Workout volume calculator

Total volume (sets × reps × weight) for a session — the most useful single number for tracking hypertrophy work.

Sets

Total volume
3,375lb

3 sets · 15 total reps

Heaviest set
225lb
Average rep weight
225.0lb

Volume (sets × reps × weight) is one of the strongest predictors of hypertrophy. For most muscle groups, 10–20 hard sets per week is the productive range.

What volume measures

Training volume is the total amount of work you did. The tonnage version — sets × reps × weight — is the most useful when comparing weeks of the same exercise: more tonnage at the same relative intensity means more total stimulus.

For programme planning, hard-set count is usually a better unit. Roughly 10–20 hard sets per muscle group per week is the evidence-backed productive range for hypertrophy.

The formula

volume = Σ (set weight × set reps)

Warm-ups are excluded by convention — only working sets count. Drop sets and rest-pause clusters are usually logged as a single entry at the heaviest weight × total reps.

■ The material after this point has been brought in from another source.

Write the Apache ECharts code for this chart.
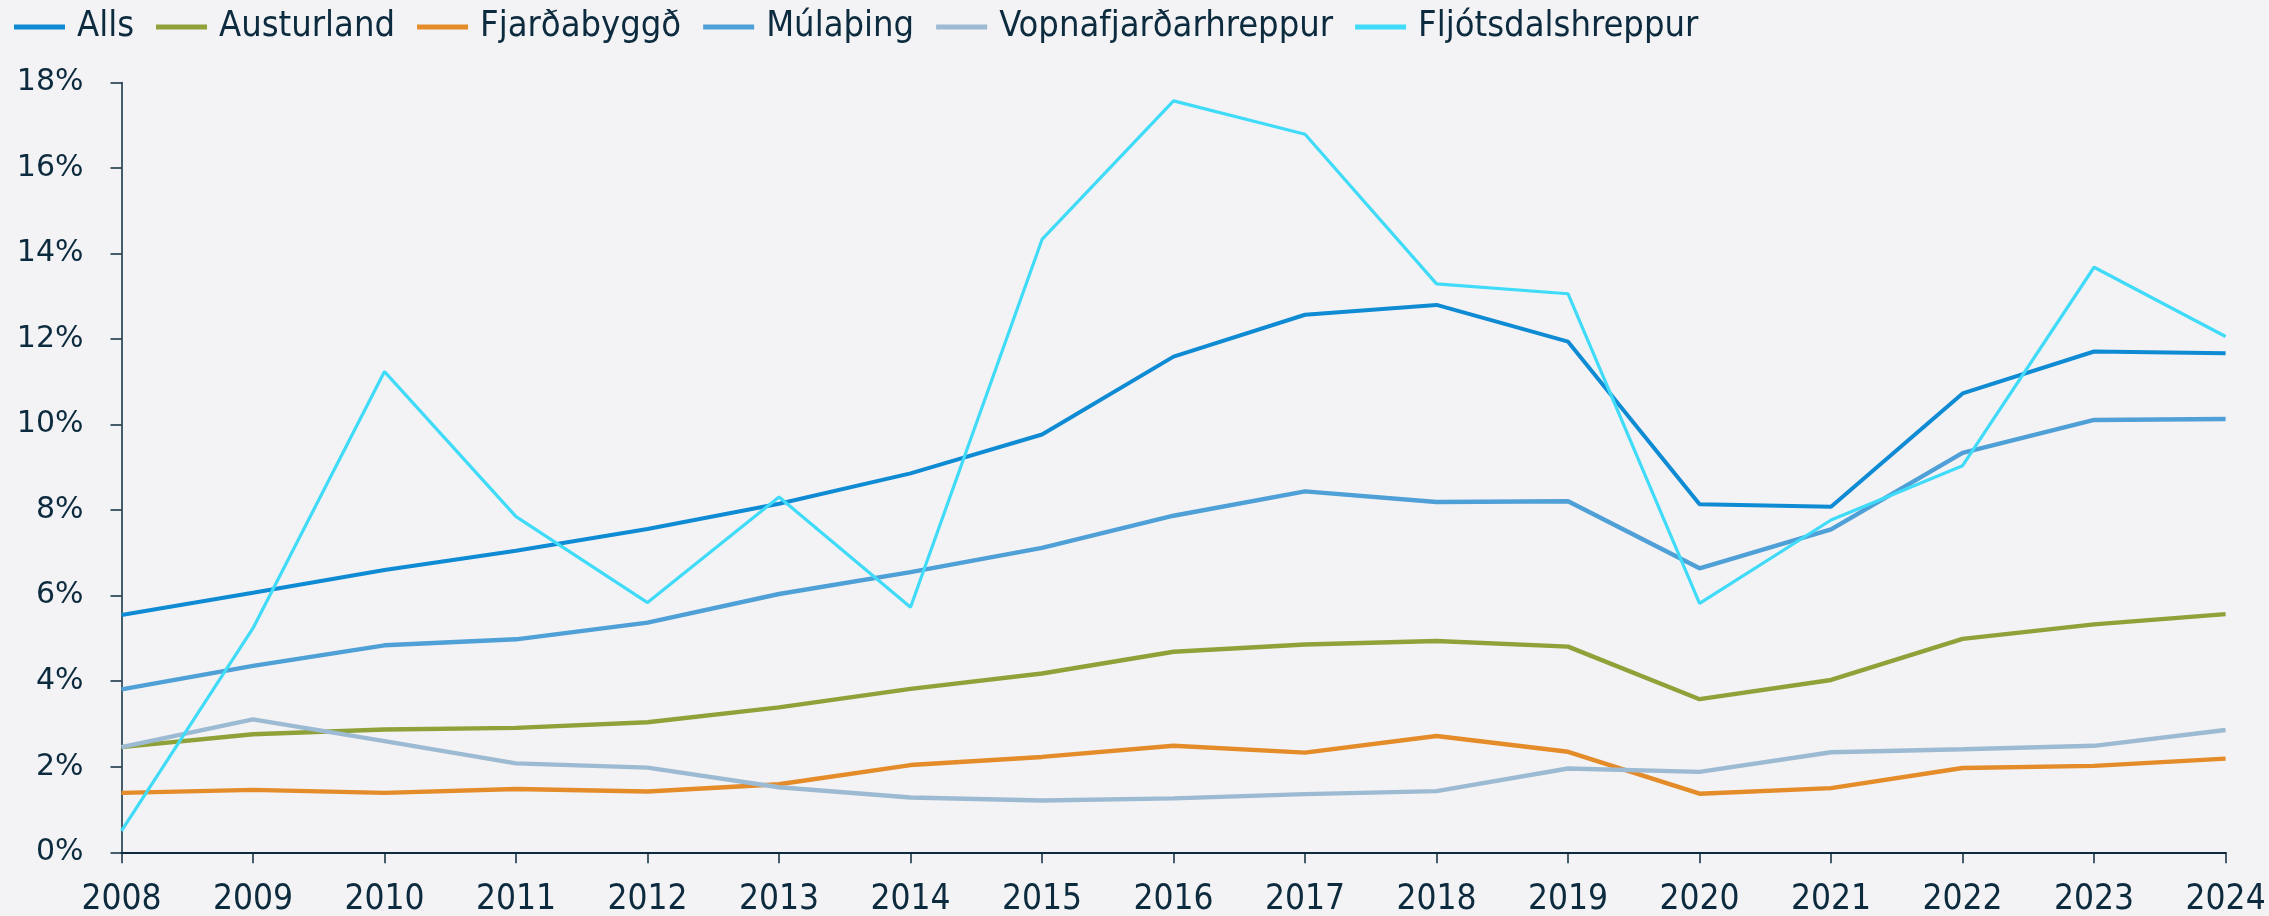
<!DOCTYPE html>
<html>
<head>
<meta charset="utf-8">
<script src="https://cdn.jsdelivr.net/npm/echarts@6/dist/echarts.min.js"></script>
<style>
html,body{margin:0;padding:0;background:#F3F3F5;}
#c{width:2269px;height:916px;}
</style>
</head>
<body>
<div id="c"></div>
<script>
const years = ['2008','2009','2010','2011','2012','2013','2014','2015','2016','2017','2018','2019','2020','2021','2022','2023','2024'];
const alls = [5.55,6.07,6.6,7.05,7.56,8.15,8.86,9.77,11.59,12.57,12.8,11.94,8.14,8.08,10.73,11.71,11.67];
const austurland = [2.46,2.76,2.87,2.91,3.04,3.39,3.82,4.18,4.69,4.86,4.94,4.81,3.58,4.03,4.99,5.33,5.57];
const fjardabyggd = [1.39,1.46,1.39,1.48,1.42,1.59,2.04,2.23,2.49,2.33,2.72,2.35,1.37,1.5,1.97,2.02,2.19];
const mulathing = [3.81,4.36,4.84,4.98,5.37,6.04,6.55,7.12,7.87,8.44,8.19,8.21,6.64,7.55,9.34,10.11,10.13];
const vopnafjordur = [2.46,3.11,2.6,2.08,1.98,1.52,1.28,1.21,1.26,1.36,1.43,1.96,1.88,2.34,2.41,2.49,2.86];
const fljotsdalur = [0.5,5.24,11.24,7.85,5.84,8.31,5.73,14.33,17.57,16.79,13.29,13.06,5.82,7.77,9.04,13.68,12.06];
const yTicks = {min:0, max:18, interval:2};

const names = ['Alls','Austurland','Fjarðabyggð','Múlaþing','Vopnafjarðarhreppur','Fljótsdalshreppur'];
const colors = ['#0F8BD4','#8FA23A','#E48B2A','#4EA0D6','#9DBAD3','#3FDBF8'];
const widths = [4,4.4,4.4,4.4,4.4,3.2];
const datasets = [alls,austurland,fjardabyggd,mulathing,vopnafjordur,fljotsdalur];
const textColor = '#0D2B3E';

const chart = echarts.init(document.getElementById('c'));
chart.setOption({
  backgroundColor:'#F3F3F5',
  animation:false,
  legend:{
    left:14, top:9, padding:0, itemGap:22,
    itemWidth:51, itemHeight:5, icon:'rect',
    textStyle:{color:textColor, fontFamily:'DejaVu Sans Condensed', fontSize:36, padding:[0,0,0,7]},
    data:names
  },
  grid:{left:121.5, right:43.4, top:82.5, bottom:63.7, containLabel:false, outerBoundsMode:'none'},
  xAxis:{
    type:'category', data:years, boundaryGap:false,
    axisLine:{lineStyle:{color:textColor, width:2}},
    axisTick:{show:true, length:11, lineStyle:{color:textColor, width:1.5}},
    axisLabel:{color:textColor, fontFamily:'DejaVu Sans Condensed', fontSize:35, margin:30, interval:0},
    splitLine:{show:false}
  },
  yAxis:{
    type:'value', min:yTicks.min, max:yTicks.max, interval:yTicks.interval,
    axisLine:{show:true, lineStyle:{color:textColor, width:1.5}},
    axisTick:{show:true, length:11, lineStyle:{color:textColor, width:1.5}},
    axisLabel:{color:textColor, fontFamily:'DejaVu Sans', fontSize:30, margin:38, formatter:'{value}%'},
    splitLine:{show:false}
  },
  series: names.map((n,i)=>({
    name:n, type:'line', data:datasets[i], symbol:'none',
    lineStyle:{color:colors[i], width:widths[i]},
    itemStyle:{color:colors[i]}
  }))
});
</script>
</body>
</html>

Frequently asked questions

What counts as a 'hard set'?
A set taken to within 1–3 reps of muscular failure. Warm-ups and back-off sets at low effort don't count for hypertrophy volume. If you could comfortably have done 4 or more extra reps, the set was too easy to drive growth.
How much volume per week?
For most muscle groups, 10–20 hard sets per week is the productive range, supported by meta-analyses by Brad Schoenfeld and others. Below 10 sets tends to under-stimulate; above 20 sets adds little for most people while adding a lot of fatigue.
Does volume mean tonnage or set count?
Both are used. Tonnage — total weight moved, which is what this calculator displays — is most useful within a single exercise across weeks. Set count is the more practical unit when planning a whole programme, because it lets you compare squats to lat pulldowns without doing unit conversions.